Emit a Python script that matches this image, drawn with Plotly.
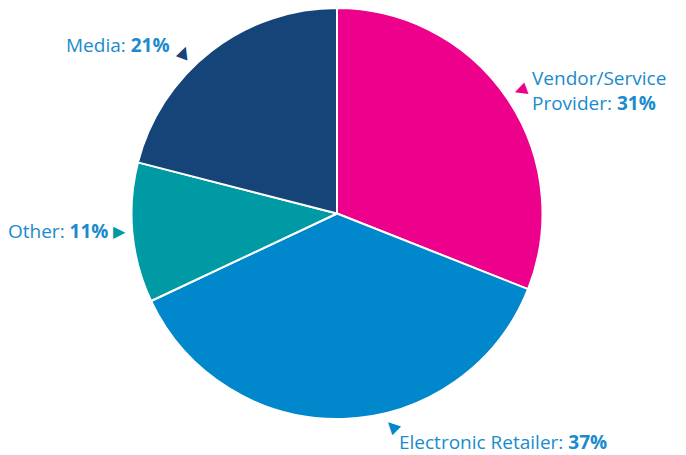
import plotly.graph_objects as go

categories = ["Vendor/Service<br>Provider", "Electronic Retailer", "Other", "Media"]
values = [31, 37, 11, 21]
colors = ["#EC008C", "#0087CC", "#009AA5", "#154478"]

W, H = 686, 455
fig = go.Figure(go.Pie(
    labels=categories, values=values, sort=False, direction="clockwise",
    rotation=0, marker=dict(colors=colors, line=dict(color="white", width=2)),
    textinfo="none", hoverinfo="label+percent", showlegend=False,
    domain=dict(x=[131/W, 543/W], y=[1-419/H, 1-8/H]),
))

txt_color = "#1A8BCB"
font = dict(family="Open Sans, Lato, sans-serif", size=19, color=txt_color)
# (text px x, px y, anchor, triangle px x, px y, triangle angle)
label_pos = [
    (530, 91, "left", 521, 91, 160),
    (397, 442, "left", 391, 428, -135),
    (110, 231, "right", 119, 231, 0),
    (172, 45, "right", 182, 52, -70),
]
for cat, v, col, (tx, ty, anc, ax, ay, ang) in zip(categories, values, colors, label_pos):
    fig.add_annotation(x=tx/W, y=1-ty/H, xref="paper", yref="paper",
                       text=f"{cat}: <b>{v}%</b>", showarrow=False,
                       xanchor=anc, yanchor="middle", align="left", font=font)
    fig.add_annotation(x=ax/W, y=1-ay/H, xref="paper", yref="paper",
                       text="▶", showarrow=False, textangle=ang,
                       xanchor="center", yanchor="middle",
                       font=dict(family="DejaVu Sans", size=16, color=col))

fig.update_layout(width=W, height=H, margin=dict(l=0, r=0, t=0, b=0),
                  paper_bgcolor="white", plot_bgcolor="white")
fig.write_html("out.html", config={"displayModeBar": False},
               post_script="document.body.style.margin='0';")
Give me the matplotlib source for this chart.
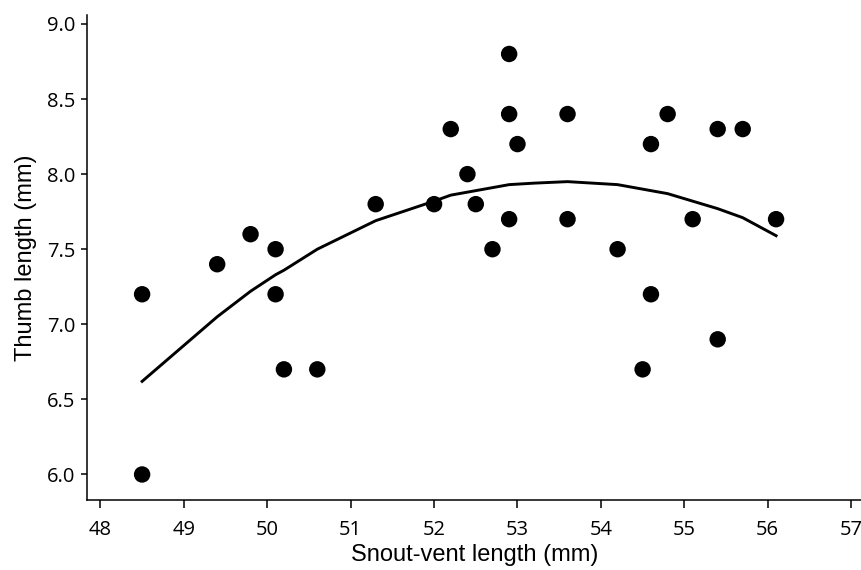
import numpy as np
import matplotlib.pyplot as plt

# snout-vent length (mm) and thumb length (mm)
svl = [48.5, 48.5, 49.4, 49.8, 50.1, 50.1, 50.2, 50.6, 51.3, 52.0,
       52.2, 52.4, 52.5, 52.7, 52.9, 52.9, 52.9, 53.0, 53.6, 53.6,
       54.2, 54.5, 54.6, 54.6, 54.8, 55.1, 55.4, 55.4, 55.7, 56.1]
thumb = [7.2, 6.0, 7.4, 7.6, 7.5, 7.2, 6.7, 6.7, 7.8, 7.8,
         8.3, 8.0, 7.8, 7.5, 8.8, 8.4, 7.7, 8.2, 8.4, 7.7,
         7.5, 6.7, 8.2, 7.2, 8.4, 7.7, 8.3, 6.9, 8.3, 7.7]

# fitted curve
fit_x = [48.5, 49.4, 49.8, 50.1, 50.2, 50.6, 51.3, 52.0, 52.2, 52.4, 52.5,
         52.7, 52.9, 53.2, 53.6, 54.2, 54.5, 54.6, 54.8, 55.1, 55.4, 55.7, 56.1]
fit_y = [6.62, 7.05, 7.22, 7.33, 7.36, 7.50, 7.69, 7.82, 7.86, 7.88, 7.89,
         7.91, 7.93, 7.94, 7.95, 7.93, 7.90, 7.89, 7.87, 7.82, 7.77, 7.71, 7.59]

fig = plt.figure(figsize=(8.62, 5.70), dpi=100)
ax = fig.add_axes([0.101, 0.1228, 0.899, 0.851])

ax.plot(fit_x, fit_y, color='black', lw=2.1, zorder=2)
ax.scatter(svl, thumb, s=140, color='black', edgecolors='none', zorder=3)

ax.set_xlim(47.84, 57.13)
ax.set_ylim(5.83, 9.06)
ax.set_xticks(np.arange(48, 58, 1))
ax.set_yticks([6.0, 6.5, 7.0, 7.5, 8.0, 8.5, 9.0])
ax.set_yticklabels(['6.0', '6.5', '7.0', '7.5', '8.0', '8.5', '9.0'])

for s in ['top', 'right']:
    ax.spines[s].set_visible(False)
for s in ['left', 'bottom']:
    ax.spines[s].set_linewidth(1.1)
ax.tick_params(direction='out', width=1.1, colors='black')
ax.tick_params(axis='x', length=5.5, pad=9)
ax.tick_params(axis='y', length=4.5, pad=4)
for lab in ax.get_xticklabels() + ax.get_yticklabels():
    lab.set_fontfamily('Open Sans')
    lab.set_fontsize(14.5)

ax.set_xlabel('Snout-vent length (mm)', fontsize=17, family='Liberation Sans', labelpad=3)
ax.set_ylabel('Thumb length (mm)', fontsize=17, family='Liberation Sans', labelpad=7)

fig.savefig('out.png', dpi=100)
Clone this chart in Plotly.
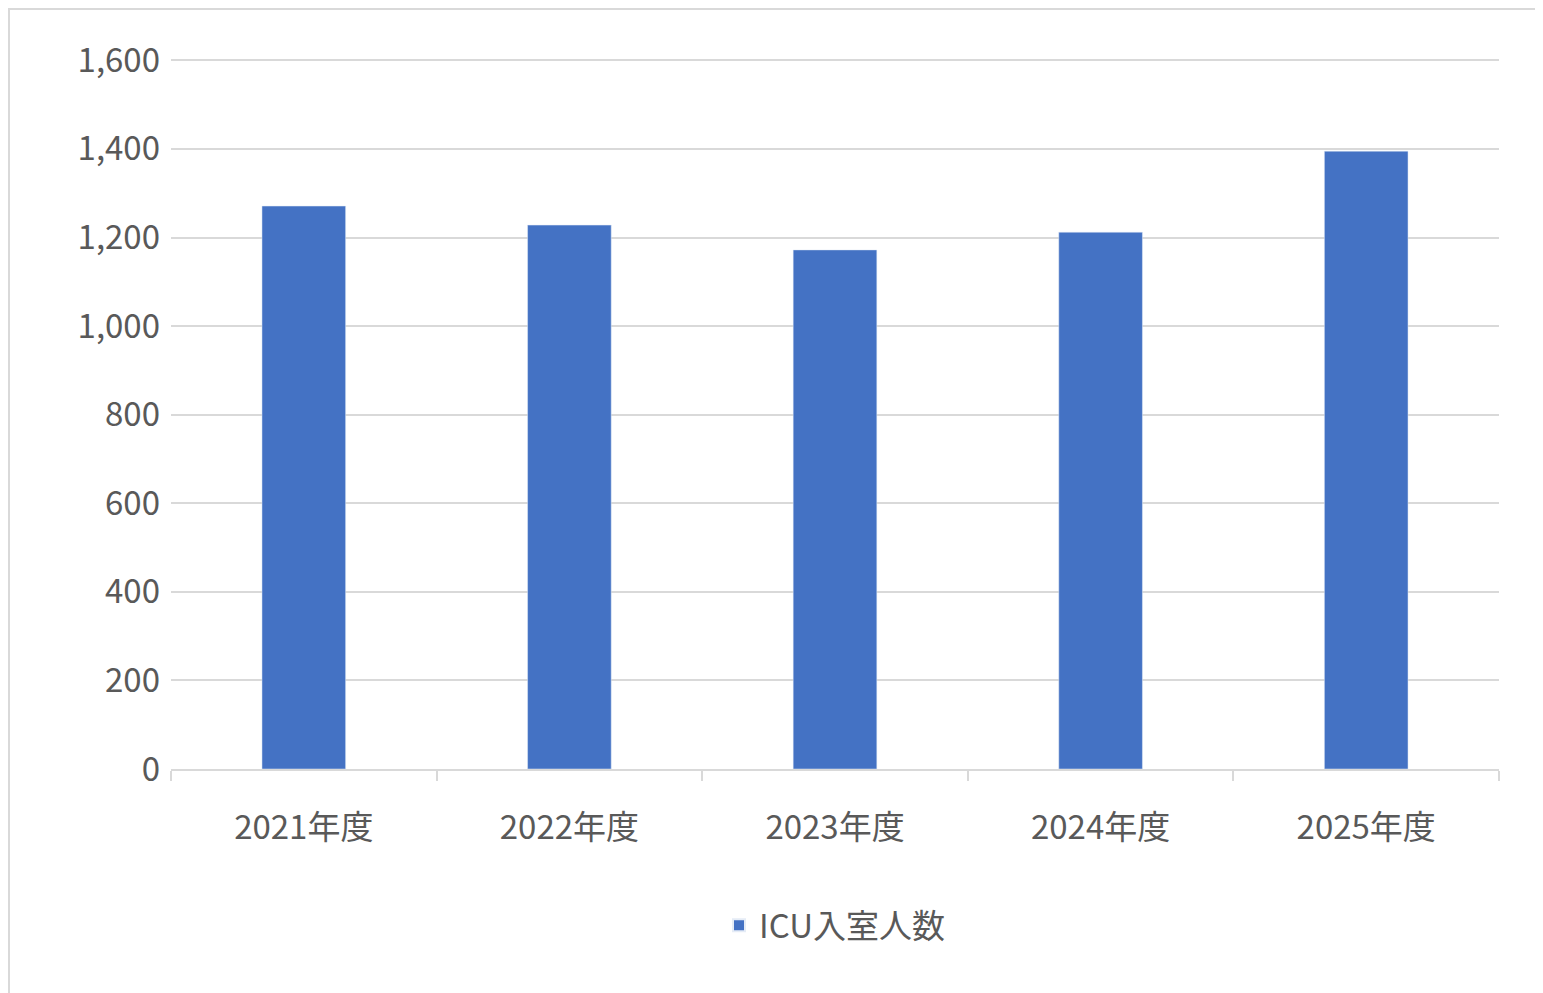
● ● ● ● ●
◆ What to do ◆
Copy each line from the data above that includes "this".

◆ Result ◆
Emit a Python script that matches this image, drawn with Plotly.
Give me the matplotlib source for this chart.
Clone this chart in Plotly.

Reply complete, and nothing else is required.